How (not) to make a burrito, by Mark
Tonight when I asked Mark what he wanted for dinner, he replied, “nothing,” and proceeded to help himself to a large pile of saltines. “You are not eating saltines for dinner,” I informed him. “Why not?” “Because you need nutrients. I’m making burritos, will you eat one?”
We went back and forth about the burritos, with Mark being rather picky about what he would accept in his burrito (including, oddly, cucumbers), until I finally said, “why don’t you make your own damn burrito?”
So he did. And he suggested that I share the wonder of his burrito making “skill” with you. So I did.
First you need to gather the ingredients. These include canned pinto beans, Ro-Tel tomatoes, chopped onions, hot sauce, salt, and (oddly) a cucumber.
Oh, and tortillas.
Open the cans using a can opener.
Mark is unsure about canned goods. He thinks they all smell bad. This is because he’s in charge of feeding Brachtune her tuna and that really does smell bad.
Get over your disgust and plow on through with the burrito-making process.
Pour the beans into a strainer …
… and rinse.
Look how Mark balanced the strainer on the sink! How talented he is in the kitchen!
What step is next, I wonder?
Oh yes, the chopping!
First, murder your wife.
Then go to business on that cucumber.
(This is about when I told Mark he was finished with the cucumber.)
Remove a tortilla from the package.
Tortillas can serve many purposes. For one, they help prevent the spread of swine flu.
They can also be large yarmulkes.
If, instead, you’d like to eat the tortilla, place it on a work surface. Arrange your chopped cucumbers in the middle.
Add some of the beans. No need to cook them!
Instead, just smash them down.
Choose only the finest tomatoes from the tin. The only way to know which are best is to taste them.
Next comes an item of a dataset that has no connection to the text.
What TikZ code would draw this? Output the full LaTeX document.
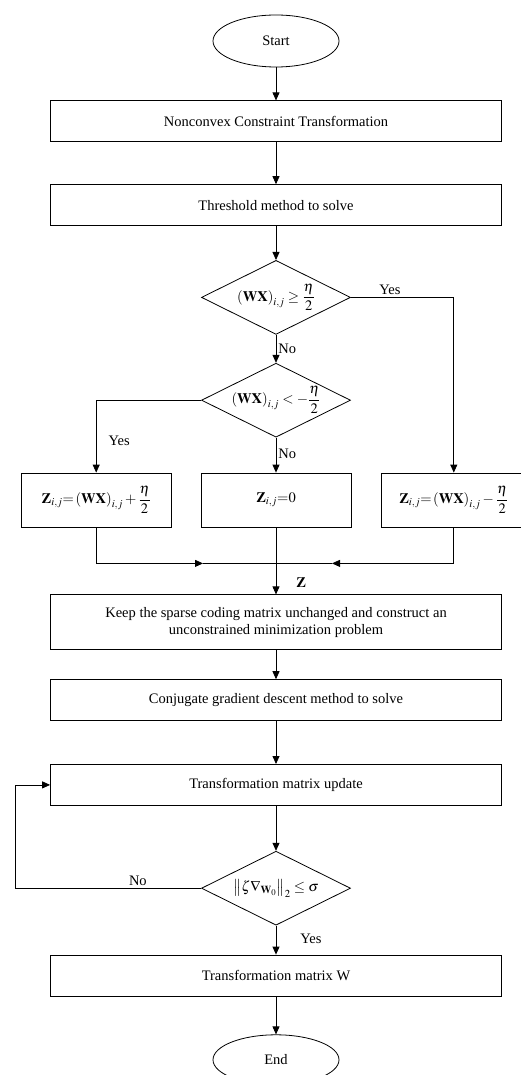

Put them on the tortilla as well and smash.
Get some onions. The onions are a very important part of the burrito.
Add them to the pile on the tortilla.
Generously sprinkle some hot sauce over the tortilla.
Your tortilla should now look like this:
But we’ve forgotten the most important ingredient!
Now fold the tortilla up:
Your meal-in-a-hand is done!
Enjoy!
Mmmmm!
Wait a minute …
… this is a little disgusting.
And also messy.
The final product:
And that was Mark’s dinner tonight.
Warning: Mark’s burritos may cause insanity.
As delicious as Mark’s burrito looked, I chose not to follow his recipe. I made my own burrito, which consisted of pinto beans that I cooked, with vegan nacho cheese, tomatoes, onions, taco sauce, vegan sour cream, and a distinct lack of cucumbers.
Not too pretty, but very tasty and very satisfying!